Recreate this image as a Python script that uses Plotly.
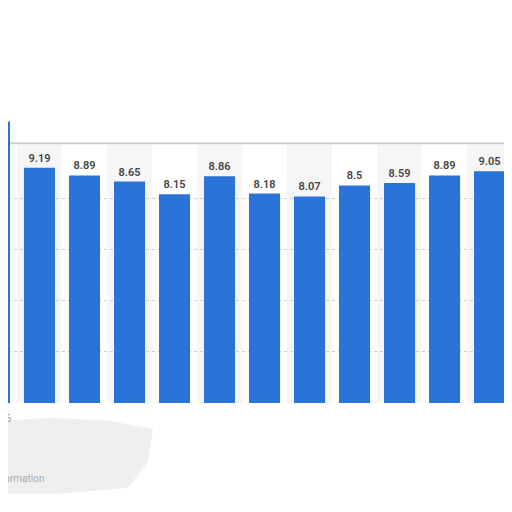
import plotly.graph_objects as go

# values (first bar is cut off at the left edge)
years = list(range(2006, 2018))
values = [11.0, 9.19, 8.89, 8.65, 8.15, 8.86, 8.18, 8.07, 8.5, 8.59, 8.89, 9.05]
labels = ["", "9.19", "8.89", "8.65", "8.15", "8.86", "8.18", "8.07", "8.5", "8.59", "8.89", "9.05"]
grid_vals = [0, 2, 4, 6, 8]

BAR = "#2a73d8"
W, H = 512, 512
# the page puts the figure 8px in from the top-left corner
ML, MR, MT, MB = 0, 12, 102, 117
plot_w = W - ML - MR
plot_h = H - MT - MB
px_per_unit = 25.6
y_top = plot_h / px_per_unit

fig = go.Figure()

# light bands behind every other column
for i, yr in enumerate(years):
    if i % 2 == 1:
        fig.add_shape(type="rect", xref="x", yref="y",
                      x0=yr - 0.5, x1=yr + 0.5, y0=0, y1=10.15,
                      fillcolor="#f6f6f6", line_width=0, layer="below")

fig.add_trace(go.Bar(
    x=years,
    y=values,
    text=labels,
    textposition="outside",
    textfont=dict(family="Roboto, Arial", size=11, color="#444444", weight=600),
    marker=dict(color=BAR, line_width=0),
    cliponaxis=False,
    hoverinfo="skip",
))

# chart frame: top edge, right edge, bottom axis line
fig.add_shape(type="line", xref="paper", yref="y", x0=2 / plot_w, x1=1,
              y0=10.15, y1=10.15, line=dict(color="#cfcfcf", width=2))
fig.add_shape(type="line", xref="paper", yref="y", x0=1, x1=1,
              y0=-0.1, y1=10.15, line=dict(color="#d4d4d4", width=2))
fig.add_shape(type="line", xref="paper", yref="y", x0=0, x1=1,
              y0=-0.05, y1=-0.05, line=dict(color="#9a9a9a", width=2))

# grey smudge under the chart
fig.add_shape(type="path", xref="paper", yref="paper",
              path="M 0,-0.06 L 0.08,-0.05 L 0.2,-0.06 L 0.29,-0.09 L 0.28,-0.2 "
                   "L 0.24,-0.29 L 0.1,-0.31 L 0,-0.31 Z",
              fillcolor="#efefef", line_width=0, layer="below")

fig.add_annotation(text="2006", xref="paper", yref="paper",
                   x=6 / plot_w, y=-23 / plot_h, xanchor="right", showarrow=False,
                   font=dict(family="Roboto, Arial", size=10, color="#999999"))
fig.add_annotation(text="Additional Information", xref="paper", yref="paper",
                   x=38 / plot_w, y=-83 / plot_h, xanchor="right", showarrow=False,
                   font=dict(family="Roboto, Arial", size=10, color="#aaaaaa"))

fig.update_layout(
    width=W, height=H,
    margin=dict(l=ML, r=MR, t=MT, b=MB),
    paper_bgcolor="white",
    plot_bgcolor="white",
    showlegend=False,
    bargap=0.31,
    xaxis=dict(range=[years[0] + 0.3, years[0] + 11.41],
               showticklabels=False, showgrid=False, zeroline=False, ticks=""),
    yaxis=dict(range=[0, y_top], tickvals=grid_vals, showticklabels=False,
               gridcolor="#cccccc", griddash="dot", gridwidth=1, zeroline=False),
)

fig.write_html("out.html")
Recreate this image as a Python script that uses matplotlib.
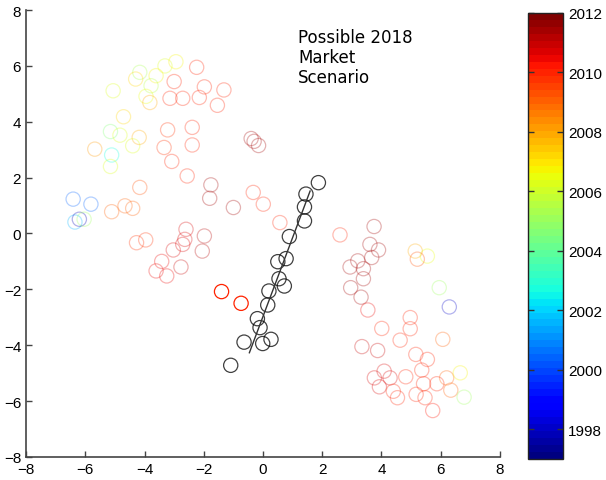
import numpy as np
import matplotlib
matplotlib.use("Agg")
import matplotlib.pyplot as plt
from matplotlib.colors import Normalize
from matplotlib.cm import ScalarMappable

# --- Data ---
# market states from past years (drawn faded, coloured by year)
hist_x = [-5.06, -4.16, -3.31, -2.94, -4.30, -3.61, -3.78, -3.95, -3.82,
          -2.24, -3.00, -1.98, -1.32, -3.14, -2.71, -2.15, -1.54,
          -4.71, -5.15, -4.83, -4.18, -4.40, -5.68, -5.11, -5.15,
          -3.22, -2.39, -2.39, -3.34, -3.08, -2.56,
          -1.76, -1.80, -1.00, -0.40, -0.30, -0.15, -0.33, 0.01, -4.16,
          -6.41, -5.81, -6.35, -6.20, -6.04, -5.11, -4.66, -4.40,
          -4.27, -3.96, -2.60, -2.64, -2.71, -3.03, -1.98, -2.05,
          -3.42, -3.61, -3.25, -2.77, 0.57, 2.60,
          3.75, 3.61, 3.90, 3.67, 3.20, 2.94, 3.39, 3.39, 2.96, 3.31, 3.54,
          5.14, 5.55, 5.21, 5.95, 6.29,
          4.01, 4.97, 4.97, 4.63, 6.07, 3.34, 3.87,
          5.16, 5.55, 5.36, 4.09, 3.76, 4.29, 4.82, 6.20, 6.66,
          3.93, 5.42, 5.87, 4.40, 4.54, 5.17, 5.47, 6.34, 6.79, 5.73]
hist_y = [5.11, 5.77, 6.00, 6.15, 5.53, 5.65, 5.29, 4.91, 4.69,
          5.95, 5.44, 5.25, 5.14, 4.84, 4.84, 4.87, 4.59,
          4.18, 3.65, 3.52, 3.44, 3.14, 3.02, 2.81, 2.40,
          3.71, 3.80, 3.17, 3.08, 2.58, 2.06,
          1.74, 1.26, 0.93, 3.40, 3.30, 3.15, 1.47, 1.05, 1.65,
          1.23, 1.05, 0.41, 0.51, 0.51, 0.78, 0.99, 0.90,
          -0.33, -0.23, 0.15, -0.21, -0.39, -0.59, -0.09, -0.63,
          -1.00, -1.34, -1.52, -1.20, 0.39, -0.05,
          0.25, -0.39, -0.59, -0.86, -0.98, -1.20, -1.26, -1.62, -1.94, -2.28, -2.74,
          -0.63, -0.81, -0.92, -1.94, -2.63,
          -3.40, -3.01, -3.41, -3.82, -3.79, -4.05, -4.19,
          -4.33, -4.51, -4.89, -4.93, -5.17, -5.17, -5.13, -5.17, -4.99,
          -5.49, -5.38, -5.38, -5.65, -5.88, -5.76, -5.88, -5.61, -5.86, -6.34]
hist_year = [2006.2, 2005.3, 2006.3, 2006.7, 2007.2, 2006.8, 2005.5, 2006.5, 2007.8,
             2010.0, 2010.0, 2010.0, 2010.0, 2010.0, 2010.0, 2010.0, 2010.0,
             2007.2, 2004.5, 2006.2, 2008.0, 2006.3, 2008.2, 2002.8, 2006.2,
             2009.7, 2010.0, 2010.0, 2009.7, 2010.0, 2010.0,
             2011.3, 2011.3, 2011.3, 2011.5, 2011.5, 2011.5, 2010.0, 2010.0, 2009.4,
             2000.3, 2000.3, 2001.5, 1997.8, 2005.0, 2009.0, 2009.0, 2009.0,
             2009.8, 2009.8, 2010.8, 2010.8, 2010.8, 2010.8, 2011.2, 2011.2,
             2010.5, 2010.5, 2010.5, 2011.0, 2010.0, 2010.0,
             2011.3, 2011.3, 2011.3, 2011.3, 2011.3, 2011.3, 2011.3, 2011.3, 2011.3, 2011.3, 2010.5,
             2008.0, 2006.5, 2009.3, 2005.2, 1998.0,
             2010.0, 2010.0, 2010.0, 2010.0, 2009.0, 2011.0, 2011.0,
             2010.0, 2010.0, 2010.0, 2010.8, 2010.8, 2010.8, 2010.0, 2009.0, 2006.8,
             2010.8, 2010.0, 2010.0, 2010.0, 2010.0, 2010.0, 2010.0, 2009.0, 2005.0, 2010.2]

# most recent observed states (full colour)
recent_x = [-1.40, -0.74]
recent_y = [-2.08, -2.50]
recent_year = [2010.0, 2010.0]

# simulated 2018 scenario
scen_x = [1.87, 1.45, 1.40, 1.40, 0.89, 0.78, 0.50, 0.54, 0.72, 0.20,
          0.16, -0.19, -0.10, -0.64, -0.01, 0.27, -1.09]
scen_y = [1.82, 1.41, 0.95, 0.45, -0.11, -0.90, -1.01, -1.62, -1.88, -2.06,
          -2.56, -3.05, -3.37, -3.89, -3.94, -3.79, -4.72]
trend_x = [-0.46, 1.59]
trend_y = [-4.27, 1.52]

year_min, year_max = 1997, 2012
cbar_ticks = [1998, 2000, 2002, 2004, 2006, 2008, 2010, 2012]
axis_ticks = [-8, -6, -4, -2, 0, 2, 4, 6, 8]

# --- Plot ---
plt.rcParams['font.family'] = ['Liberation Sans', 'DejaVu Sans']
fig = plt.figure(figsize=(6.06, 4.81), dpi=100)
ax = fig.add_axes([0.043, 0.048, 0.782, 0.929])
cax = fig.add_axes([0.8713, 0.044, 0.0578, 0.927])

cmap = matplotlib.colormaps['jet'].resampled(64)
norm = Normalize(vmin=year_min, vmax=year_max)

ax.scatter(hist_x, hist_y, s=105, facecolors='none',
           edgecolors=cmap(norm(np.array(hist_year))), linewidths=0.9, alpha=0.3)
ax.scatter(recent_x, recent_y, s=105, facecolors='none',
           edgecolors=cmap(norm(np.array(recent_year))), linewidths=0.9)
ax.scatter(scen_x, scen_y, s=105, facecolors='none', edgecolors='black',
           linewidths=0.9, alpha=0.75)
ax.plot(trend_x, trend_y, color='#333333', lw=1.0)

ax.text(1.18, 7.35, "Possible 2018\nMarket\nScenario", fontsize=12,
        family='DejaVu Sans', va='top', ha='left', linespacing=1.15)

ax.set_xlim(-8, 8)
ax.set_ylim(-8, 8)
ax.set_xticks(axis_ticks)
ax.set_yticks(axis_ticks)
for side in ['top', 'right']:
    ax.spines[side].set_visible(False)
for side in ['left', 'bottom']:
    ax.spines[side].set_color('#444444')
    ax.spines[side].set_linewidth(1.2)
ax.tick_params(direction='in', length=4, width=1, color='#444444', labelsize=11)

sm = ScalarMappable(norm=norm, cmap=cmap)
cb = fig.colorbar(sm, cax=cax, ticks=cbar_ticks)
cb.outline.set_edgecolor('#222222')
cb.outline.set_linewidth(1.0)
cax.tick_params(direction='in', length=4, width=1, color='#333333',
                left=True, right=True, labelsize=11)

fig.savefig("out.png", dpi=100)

...

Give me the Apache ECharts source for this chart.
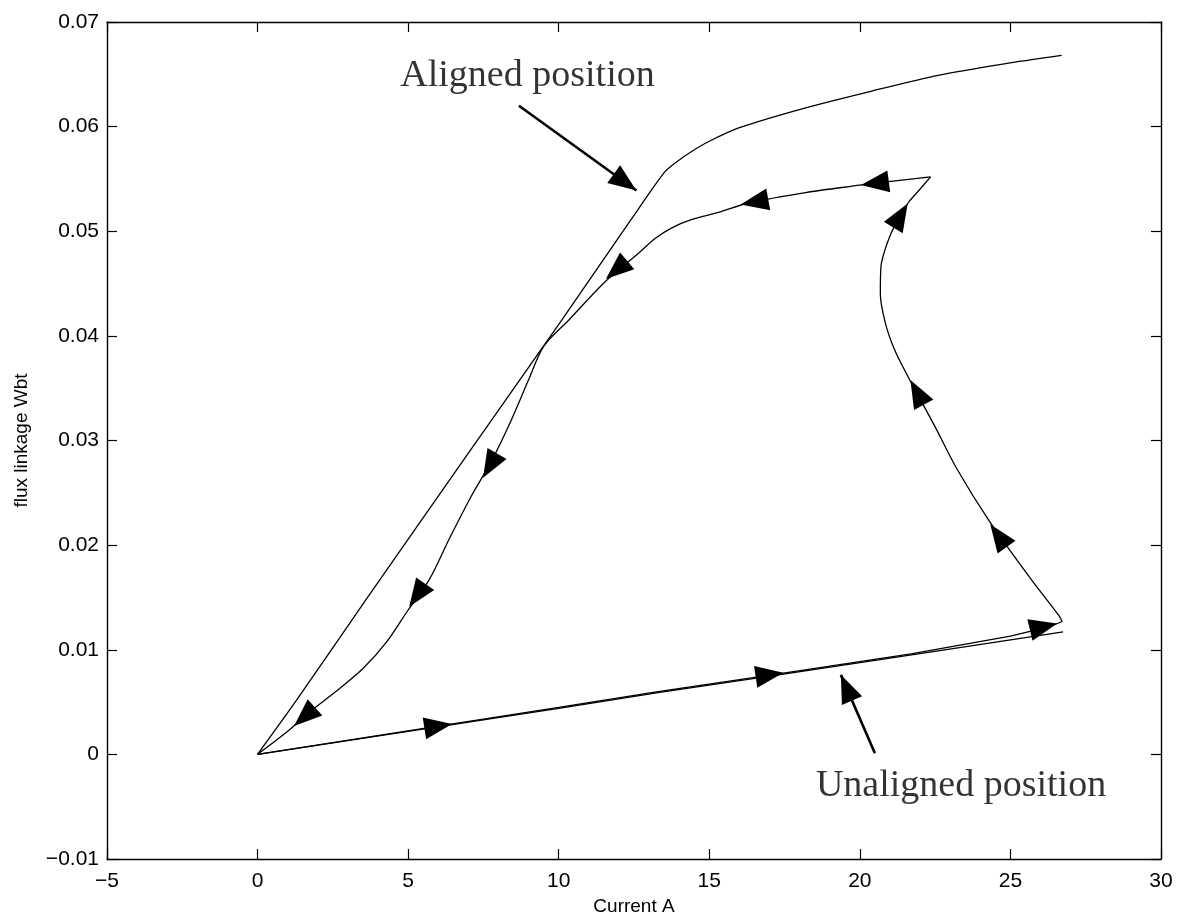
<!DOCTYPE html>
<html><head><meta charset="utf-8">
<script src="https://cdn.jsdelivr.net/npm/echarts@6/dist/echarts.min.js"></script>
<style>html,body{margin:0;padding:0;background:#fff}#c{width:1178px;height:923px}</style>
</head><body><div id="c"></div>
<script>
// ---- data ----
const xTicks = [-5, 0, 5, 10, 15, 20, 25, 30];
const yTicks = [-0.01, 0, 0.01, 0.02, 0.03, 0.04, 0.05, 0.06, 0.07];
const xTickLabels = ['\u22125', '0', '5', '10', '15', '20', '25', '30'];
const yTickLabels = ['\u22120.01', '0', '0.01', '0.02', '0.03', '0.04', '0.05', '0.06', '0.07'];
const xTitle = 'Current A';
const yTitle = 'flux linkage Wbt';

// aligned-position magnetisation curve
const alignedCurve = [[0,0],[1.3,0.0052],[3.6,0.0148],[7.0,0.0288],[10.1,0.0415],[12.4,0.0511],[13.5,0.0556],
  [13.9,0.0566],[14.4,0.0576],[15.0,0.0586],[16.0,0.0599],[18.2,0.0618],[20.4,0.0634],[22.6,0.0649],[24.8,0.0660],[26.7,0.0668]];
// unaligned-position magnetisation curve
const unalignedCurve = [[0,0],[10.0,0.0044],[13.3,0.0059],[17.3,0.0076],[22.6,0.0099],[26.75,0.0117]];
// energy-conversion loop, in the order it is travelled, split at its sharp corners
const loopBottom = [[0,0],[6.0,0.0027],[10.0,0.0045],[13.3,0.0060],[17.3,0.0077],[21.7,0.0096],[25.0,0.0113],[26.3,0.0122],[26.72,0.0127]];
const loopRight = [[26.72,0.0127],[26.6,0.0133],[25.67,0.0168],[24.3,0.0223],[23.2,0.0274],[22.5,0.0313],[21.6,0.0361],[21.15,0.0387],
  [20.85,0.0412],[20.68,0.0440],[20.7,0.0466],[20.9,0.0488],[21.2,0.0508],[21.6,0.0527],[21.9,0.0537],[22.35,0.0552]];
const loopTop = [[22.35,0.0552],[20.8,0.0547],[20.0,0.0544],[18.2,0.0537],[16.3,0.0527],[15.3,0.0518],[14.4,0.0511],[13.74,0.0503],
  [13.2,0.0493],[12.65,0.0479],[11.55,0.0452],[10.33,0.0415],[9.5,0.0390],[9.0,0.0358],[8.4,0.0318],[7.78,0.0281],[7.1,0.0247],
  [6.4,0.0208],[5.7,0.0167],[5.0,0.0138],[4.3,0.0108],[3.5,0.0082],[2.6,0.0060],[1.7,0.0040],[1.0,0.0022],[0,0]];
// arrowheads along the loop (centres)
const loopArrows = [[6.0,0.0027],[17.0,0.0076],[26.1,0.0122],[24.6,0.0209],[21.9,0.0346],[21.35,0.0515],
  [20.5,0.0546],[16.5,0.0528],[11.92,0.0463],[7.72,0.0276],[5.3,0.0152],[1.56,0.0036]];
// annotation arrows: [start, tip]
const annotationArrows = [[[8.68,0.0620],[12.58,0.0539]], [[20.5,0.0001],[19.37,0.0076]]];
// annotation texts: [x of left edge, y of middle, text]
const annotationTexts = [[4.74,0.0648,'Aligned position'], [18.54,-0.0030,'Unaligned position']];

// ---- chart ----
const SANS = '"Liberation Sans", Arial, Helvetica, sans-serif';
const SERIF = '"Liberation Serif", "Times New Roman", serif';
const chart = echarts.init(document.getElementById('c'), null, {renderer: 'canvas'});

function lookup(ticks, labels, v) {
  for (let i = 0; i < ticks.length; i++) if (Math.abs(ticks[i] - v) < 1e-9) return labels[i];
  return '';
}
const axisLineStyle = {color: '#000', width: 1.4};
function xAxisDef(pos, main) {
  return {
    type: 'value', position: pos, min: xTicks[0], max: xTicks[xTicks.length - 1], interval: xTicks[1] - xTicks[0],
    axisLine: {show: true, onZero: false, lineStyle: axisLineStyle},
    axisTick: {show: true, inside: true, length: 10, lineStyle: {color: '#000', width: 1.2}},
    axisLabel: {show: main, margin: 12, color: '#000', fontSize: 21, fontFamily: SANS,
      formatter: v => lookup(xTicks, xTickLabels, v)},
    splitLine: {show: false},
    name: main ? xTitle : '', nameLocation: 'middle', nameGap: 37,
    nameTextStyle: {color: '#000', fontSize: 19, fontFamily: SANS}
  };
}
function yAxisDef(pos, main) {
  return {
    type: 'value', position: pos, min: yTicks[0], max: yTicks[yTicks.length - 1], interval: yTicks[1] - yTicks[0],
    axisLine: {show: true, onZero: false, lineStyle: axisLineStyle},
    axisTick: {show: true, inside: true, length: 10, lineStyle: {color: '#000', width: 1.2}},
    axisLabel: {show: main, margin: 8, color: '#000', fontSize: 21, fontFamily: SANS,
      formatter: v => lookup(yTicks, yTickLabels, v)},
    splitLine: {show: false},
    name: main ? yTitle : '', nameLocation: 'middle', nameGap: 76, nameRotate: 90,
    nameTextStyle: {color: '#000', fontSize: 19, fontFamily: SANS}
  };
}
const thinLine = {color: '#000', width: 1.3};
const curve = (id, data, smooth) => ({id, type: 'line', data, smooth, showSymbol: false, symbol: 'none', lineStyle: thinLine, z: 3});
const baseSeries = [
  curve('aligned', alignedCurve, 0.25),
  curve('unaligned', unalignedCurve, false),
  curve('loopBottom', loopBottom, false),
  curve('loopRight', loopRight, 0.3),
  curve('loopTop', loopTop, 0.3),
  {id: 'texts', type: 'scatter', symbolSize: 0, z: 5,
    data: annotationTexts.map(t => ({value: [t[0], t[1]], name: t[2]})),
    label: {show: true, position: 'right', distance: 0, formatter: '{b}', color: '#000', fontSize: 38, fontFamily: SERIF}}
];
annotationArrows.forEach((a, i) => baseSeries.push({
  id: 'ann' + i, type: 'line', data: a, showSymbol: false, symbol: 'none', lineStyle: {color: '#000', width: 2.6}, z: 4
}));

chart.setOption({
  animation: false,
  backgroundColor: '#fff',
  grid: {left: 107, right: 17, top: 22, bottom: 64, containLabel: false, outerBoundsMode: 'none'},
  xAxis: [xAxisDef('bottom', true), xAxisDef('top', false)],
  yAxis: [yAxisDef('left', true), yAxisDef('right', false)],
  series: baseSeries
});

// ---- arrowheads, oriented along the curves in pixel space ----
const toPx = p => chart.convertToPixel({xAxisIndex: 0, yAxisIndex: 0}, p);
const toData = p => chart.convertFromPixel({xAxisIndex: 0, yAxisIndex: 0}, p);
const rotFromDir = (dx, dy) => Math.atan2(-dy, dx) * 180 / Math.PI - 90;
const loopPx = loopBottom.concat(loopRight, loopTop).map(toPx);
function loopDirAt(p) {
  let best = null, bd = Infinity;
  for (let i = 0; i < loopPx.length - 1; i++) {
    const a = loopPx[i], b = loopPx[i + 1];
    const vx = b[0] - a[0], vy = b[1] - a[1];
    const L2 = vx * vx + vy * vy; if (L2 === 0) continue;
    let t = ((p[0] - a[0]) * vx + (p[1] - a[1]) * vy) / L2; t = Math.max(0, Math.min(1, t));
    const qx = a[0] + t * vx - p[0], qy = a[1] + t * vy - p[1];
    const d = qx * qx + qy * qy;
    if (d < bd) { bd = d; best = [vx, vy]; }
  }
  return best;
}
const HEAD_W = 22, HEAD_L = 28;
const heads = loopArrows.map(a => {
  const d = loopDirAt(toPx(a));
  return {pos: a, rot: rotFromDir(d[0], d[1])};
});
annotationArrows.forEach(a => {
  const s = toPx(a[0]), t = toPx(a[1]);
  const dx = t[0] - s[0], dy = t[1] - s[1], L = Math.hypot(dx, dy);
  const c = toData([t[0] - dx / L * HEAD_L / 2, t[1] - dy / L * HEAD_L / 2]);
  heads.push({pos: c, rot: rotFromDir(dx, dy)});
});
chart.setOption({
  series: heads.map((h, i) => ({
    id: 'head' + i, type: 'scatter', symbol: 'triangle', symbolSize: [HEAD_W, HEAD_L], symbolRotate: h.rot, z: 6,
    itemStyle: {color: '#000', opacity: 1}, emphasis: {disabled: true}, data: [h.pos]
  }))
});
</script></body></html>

#### Problem requirements:
Tally how many lines of the material contain the word "Python". The answer must be the number and nothing else.

#### Result of the exercise:
2